Start of Dataset excerpt

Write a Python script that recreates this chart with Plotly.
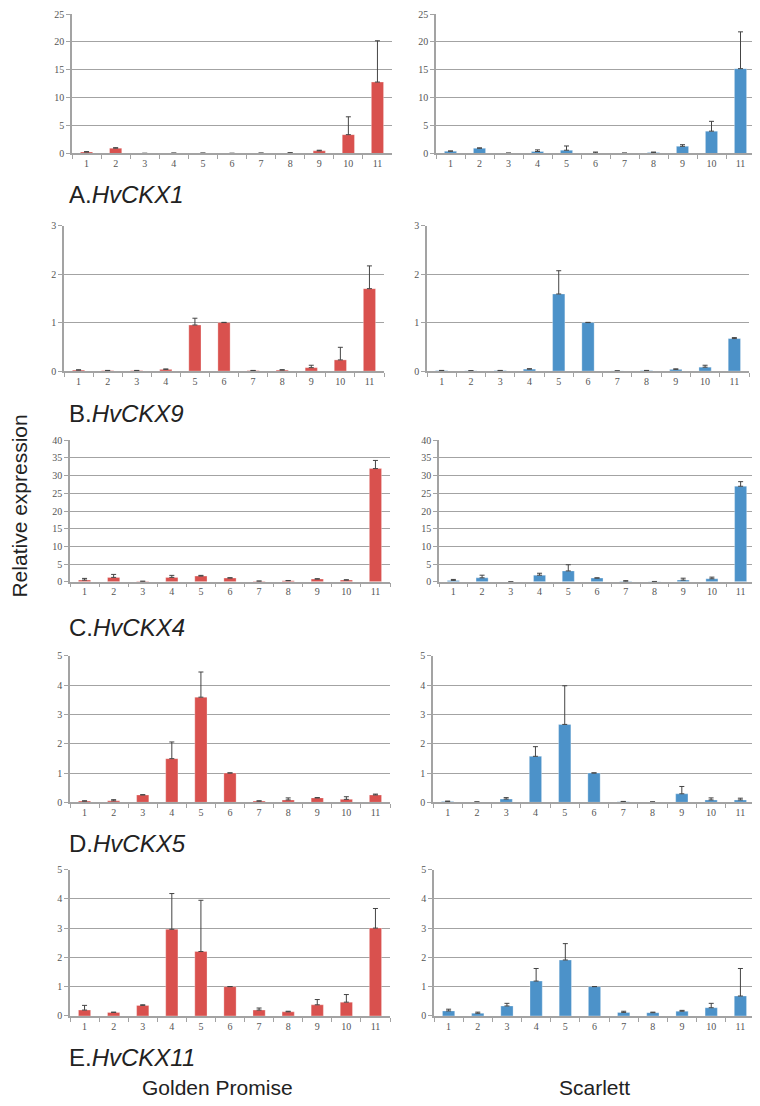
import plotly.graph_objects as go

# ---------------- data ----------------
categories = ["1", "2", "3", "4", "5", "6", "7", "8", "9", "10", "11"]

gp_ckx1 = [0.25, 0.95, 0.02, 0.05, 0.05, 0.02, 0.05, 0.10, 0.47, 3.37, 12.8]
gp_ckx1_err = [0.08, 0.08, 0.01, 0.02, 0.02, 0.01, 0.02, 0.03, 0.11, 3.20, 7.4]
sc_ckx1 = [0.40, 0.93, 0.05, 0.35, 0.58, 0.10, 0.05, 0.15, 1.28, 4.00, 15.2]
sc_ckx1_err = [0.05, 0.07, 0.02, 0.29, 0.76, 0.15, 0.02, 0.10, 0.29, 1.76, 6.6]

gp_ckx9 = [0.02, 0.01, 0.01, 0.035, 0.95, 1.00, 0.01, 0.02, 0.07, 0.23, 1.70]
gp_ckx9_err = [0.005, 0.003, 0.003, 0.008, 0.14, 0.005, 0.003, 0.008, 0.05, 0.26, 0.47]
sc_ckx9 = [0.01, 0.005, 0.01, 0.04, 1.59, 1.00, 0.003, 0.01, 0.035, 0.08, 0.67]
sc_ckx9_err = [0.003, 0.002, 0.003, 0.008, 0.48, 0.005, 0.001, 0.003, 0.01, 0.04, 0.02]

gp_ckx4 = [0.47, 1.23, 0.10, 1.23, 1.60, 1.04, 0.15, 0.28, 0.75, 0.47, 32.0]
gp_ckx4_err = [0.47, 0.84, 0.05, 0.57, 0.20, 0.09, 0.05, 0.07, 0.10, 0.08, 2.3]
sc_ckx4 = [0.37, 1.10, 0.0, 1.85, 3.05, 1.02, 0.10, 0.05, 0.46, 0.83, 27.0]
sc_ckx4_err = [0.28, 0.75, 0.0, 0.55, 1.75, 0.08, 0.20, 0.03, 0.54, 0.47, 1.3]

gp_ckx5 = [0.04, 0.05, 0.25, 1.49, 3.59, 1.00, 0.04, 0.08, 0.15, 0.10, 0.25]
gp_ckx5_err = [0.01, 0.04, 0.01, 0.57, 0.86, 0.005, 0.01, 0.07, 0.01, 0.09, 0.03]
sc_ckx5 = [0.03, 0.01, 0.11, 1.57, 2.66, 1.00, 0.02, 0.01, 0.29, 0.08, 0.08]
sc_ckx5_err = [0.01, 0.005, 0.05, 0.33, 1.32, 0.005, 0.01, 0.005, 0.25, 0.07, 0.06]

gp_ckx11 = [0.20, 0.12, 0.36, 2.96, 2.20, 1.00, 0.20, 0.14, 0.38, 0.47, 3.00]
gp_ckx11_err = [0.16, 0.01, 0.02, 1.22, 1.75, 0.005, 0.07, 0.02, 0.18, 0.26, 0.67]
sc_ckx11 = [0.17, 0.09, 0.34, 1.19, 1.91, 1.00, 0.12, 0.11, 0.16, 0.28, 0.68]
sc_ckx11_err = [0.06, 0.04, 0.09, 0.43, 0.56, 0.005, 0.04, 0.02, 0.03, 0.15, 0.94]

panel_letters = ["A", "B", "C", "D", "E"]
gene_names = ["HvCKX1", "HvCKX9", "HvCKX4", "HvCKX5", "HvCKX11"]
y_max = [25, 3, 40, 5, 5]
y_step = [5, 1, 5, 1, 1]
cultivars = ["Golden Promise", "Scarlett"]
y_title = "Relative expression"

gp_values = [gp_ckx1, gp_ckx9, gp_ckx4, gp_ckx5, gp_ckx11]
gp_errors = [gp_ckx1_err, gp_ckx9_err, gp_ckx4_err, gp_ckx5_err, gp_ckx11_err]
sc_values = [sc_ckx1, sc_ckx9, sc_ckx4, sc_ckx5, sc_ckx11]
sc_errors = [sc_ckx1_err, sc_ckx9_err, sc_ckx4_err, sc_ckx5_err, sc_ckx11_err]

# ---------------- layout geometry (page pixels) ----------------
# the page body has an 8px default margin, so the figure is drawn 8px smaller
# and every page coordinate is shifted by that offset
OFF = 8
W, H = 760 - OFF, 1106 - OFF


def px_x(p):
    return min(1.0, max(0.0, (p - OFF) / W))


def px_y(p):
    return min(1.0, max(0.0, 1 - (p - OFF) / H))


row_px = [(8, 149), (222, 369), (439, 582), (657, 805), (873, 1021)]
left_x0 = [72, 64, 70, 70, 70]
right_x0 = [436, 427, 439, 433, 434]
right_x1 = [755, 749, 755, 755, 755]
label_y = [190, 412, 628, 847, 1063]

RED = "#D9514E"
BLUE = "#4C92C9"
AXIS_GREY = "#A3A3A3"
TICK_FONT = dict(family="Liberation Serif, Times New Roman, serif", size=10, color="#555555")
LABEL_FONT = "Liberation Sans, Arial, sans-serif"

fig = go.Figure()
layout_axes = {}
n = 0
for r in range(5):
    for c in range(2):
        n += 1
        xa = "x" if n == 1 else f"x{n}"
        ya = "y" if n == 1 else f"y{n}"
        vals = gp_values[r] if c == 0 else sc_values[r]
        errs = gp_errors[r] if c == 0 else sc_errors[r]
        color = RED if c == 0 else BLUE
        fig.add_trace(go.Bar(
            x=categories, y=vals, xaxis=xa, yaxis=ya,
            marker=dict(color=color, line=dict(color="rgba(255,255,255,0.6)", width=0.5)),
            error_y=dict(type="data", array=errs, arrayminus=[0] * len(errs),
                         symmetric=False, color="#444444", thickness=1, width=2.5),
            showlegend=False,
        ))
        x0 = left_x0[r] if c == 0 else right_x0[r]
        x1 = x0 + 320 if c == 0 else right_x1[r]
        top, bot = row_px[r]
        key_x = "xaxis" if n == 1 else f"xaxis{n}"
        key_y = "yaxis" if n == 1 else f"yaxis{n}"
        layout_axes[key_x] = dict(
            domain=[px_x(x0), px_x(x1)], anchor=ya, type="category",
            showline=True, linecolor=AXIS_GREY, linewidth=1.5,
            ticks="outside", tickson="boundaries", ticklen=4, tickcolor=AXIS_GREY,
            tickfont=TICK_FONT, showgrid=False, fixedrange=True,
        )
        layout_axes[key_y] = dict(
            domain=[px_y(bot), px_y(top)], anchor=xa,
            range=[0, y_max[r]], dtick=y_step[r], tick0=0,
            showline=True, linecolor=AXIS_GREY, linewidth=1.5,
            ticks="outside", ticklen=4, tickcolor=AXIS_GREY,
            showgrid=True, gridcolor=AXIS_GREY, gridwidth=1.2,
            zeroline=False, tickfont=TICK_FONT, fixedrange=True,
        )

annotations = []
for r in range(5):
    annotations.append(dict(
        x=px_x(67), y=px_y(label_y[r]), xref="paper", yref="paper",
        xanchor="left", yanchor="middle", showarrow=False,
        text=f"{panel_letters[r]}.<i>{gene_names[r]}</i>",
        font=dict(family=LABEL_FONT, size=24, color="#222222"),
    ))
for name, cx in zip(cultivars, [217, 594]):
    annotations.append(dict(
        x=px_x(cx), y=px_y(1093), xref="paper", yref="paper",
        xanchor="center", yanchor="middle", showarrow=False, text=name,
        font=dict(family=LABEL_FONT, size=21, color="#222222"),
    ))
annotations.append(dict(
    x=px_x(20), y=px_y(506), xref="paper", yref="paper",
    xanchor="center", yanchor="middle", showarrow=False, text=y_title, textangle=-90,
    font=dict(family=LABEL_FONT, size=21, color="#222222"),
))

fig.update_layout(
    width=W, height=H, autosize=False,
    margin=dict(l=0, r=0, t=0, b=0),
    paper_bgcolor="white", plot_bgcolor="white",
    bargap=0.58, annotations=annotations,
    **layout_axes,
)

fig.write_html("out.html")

End of Dataset excerpt

**Exercise:** Reproduce every line precisely as given, omitting all pictures.

**Correct result:**
Write a Python script that recreates this chart with Plotly.
import plotly.graph_objects as go

# ---------------- data ----------------
categories = ["1", "2", "3", "4", "5", "6", "7", "8", "9", "10", "11"]

gp_ckx1 = [0.25, 0.95, 0.02, 0.05, 0.05, 0.02, 0.05, 0.10, 0.47, 3.37, 12.8]
gp_ckx1_err = [0.08, 0.08, 0.01, 0.02, 0.02, 0.01, 0.02, 0.03, 0.11, 3.20, 7.4]
sc_ckx1 = [0.40, 0.93, 0.05, 0.35, 0.58, 0.10, 0.05, 0.15, 1.28, 4.00, 15.2]
sc_ckx1_err = [0.05, 0.07, 0.02, 0.29, 0.76, 0.15, 0.02, 0.10, 0.29, 1.76, 6.6]

gp_ckx9 = [0.02, 0.01, 0.01, 0.035, 0.95, 1.00, 0.01, 0.02, 0.07, 0.23, 1.70]
gp_ckx9_err = [0.005, 0.003, 0.003, 0.008, 0.14, 0.005, 0.003, 0.008, 0.05, 0.26, 0.47]
sc_ckx9 = [0.01, 0.005, 0.01, 0.04, 1.59, 1.00, 0.003, 0.01, 0.035, 0.08, 0.67]
sc_ckx9_err = [0.003, 0.002, 0.003, 0.008, 0.48, 0.005, 0.001, 0.003, 0.01, 0.04, 0.02]

gp_ckx4 = [0.47, 1.23, 0.10, 1.23, 1.60, 1.04, 0.15, 0.28, 0.75, 0.47, 32.0]
gp_ckx4_err = [0.47, 0.84, 0.05, 0.57, 0.20, 0.09, 0.05, 0.07, 0.10, 0.08, 2.3]
sc_ckx4 = [0.37, 1.10, 0.0, 1.85, 3.05, 1.02, 0.10, 0.05, 0.46, 0.83, 27.0]
sc_ckx4_err = [0.28, 0.75, 0.0, 0.55, 1.75, 0.08, 0.20, 0.03, 0.54, 0.47, 1.3]

gp_ckx5 = [0.04, 0.05, 0.25, 1.49, 3.59, 1.00, 0.04, 0.08, 0.15, 0.10, 0.25]
gp_ckx5_err = [0.01, 0.04, 0.01, 0.57, 0.86, 0.005, 0.01, 0.07, 0.01, 0.09, 0.03]
sc_ckx5 = [0.03, 0.01, 0.11, 1.57, 2.66, 1.00, 0.02, 0.01, 0.29, 0.08, 0.08]
sc_ckx5_err = [0.01, 0.005, 0.05, 0.33, 1.32, 0.005, 0.01, 0.005, 0.25, 0.07, 0.06]

gp_ckx11 = [0.20, 0.12, 0.36, 2.96, 2.20, 1.00, 0.20, 0.14, 0.38, 0.47, 3.00]
gp_ckx11_err = [0.16, 0.01, 0.02, 1.22, 1.75, 0.005, 0.07, 0.02, 0.18, 0.26, 0.67]
sc_ckx11 = [0.17, 0.09, 0.34, 1.19, 1.91, 1.00, 0.12, 0.11, 0.16, 0.28, 0.68]
sc_ckx11_err = [0.06, 0.04, 0.09, 0.43, 0.56, 0.005, 0.04, 0.02, 0.03, 0.15, 0.94]

panel_letters = ["A", "B", "C", "D", "E"]
gene_names = ["HvCKX1", "HvCKX9", "HvCKX4", "HvCKX5", "HvCKX11"]
y_max = [25, 3, 40, 5, 5]
y_step = [5, 1, 5, 1, 1]
cultivars = ["Golden Promise", "Scarlett"]
y_title = "Relative expression"

gp_values = [gp_ckx1, gp_ckx9, gp_ckx4, gp_ckx5, gp_ckx11]
gp_errors = [gp_ckx1_err, gp_ckx9_err, gp_ckx4_err, gp_ckx5_err, gp_ckx11_err]
sc_values = [sc_ckx1, sc_ckx9, sc_ckx4, sc_ckx5, sc_ckx11]
sc_errors = [sc_ckx1_err, sc_ckx9_err, sc_ckx4_err, sc_ckx5_err, sc_ckx11_err]

# ---------------- layout geometry (page pixels) ----------------
# the page body has an 8px default margin, so the figure is drawn 8px smaller
# and every page coordinate is shifted by that offset
OFF = 8
W, H = 760 - OFF, 1106 - OFF


def px_x(p):
    return min(1.0, max(0.0, (p - OFF) / W))


def px_y(p):
    return min(1.0, max(0.0, 1 - (p - OFF) / H))


row_px = [(8, 149), (222, 369), (439, 582), (657, 805), (873, 1021)]
left_x0 = [72, 64, 70, 70, 70]
right_x0 = [436, 427, 439, 433, 434]
right_x1 = [755, 749, 755, 755, 755]
label_y = [190, 412, 628, 847, 1063]

RED = "#D9514E"
BLUE = "#4C92C9"
AXIS_GREY = "#A3A3A3"
TICK_FONT = dict(family="Liberation Serif, Times New Roman, serif", size=10, color="#555555")
LABEL_FONT = "Liberation Sans, Arial, sans-serif"

fig = go.Figure()
layout_axes = {}
n = 0
for r in range(5):
    for c in range(2):
        n += 1
        xa = "x" if n == 1 else f"x{n}"
        ya = "y" if n == 1 else f"y{n}"
        vals = gp_values[r] if c == 0 else sc_values[r]
        errs = gp_errors[r] if c == 0 else sc_errors[r]
        color = RED if c == 0 else BLUE
        fig.add_trace(go.Bar(
            x=categories, y=vals, xaxis=xa, yaxis=ya,
            marker=dict(color=color, line=dict(color="rgba(255,255,255,0.6)", width=0.5)),
            error_y=dict(type="data", array=errs, arrayminus=[0] * len(errs),
                         symmetric=False, color="#444444", thickness=1, width=2.5),
            showlegend=False,
        ))
        x0 = left_x0[r] if c == 0 else right_x0[r]
        x1 = x0 + 320 if c == 0 else right_x1[r]
        top, bot = row_px[r]
        key_x = "xaxis" if n == 1 else f"xaxis{n}"
        key_y = "yaxis" if n == 1 else f"yaxis{n}"
        layout_axes[key_x] = dict(
            domain=[px_x(x0), px_x(x1)], anchor=ya, type="category",
            showline=True, linecolor=AXIS_GREY, linewidth=1.5,
            ticks="outside", tickson="boundaries", ticklen=4, tickcolor=AXIS_GREY,
            tickfont=TICK_FONT, showgrid=False, fixedrange=True,
        )
        layout_axes[key_y] = dict(
            domain=[px_y(bot), px_y(top)], anchor=xa,
            range=[0, y_max[r]], dtick=y_step[r], tick0=0,
            showline=True, linecolor=AXIS_GREY, linewidth=1.5,
            ticks="outside", ticklen=4, tickcolor=AXIS_GREY,
            showgrid=True, gridcolor=AXIS_GREY, gridwidth=1.2,
            zeroline=False, tickfont=TICK_FONT, fixedrange=True,
        )

annotations = []
for r in range(5):
    annotations.append(dict(
        x=px_x(67), y=px_y(label_y[r]), xref="paper", yref="paper",
        xanchor="left", yanchor="middle", showarrow=False,
        text=f"{panel_letters[r]}.<i>{gene_names[r]}</i>",
        font=dict(family=LABEL_FONT, size=24, color="#222222"),
    ))
for name, cx in zip(cultivars, [217, 594]):
    annotations.append(dict(
        x=px_x(cx), y=px_y(1093), xref="paper", yref="paper",
        xanchor="center", yanchor="middle", showarrow=False, text=name,
        font=dict(family=LABEL_FONT, size=21, color="#222222"),
    ))
annotations.append(dict(
    x=px_x(20), y=px_y(506), xref="paper", yref="paper",
    xanchor="center", yanchor="middle", showarrow=False, text=y_title, textangle=-90,
    font=dict(family=LABEL_FONT, size=21, color="#222222"),
))

fig.update_layout(
    width=W, height=H, autosize=False,
    margin=dict(l=0, r=0, t=0, b=0),
    paper_bgcolor="white", plot_bgcolor="white",
    bargap=0.58, annotations=annotations,
    **layout_axes,
)

fig.write_html("out.html")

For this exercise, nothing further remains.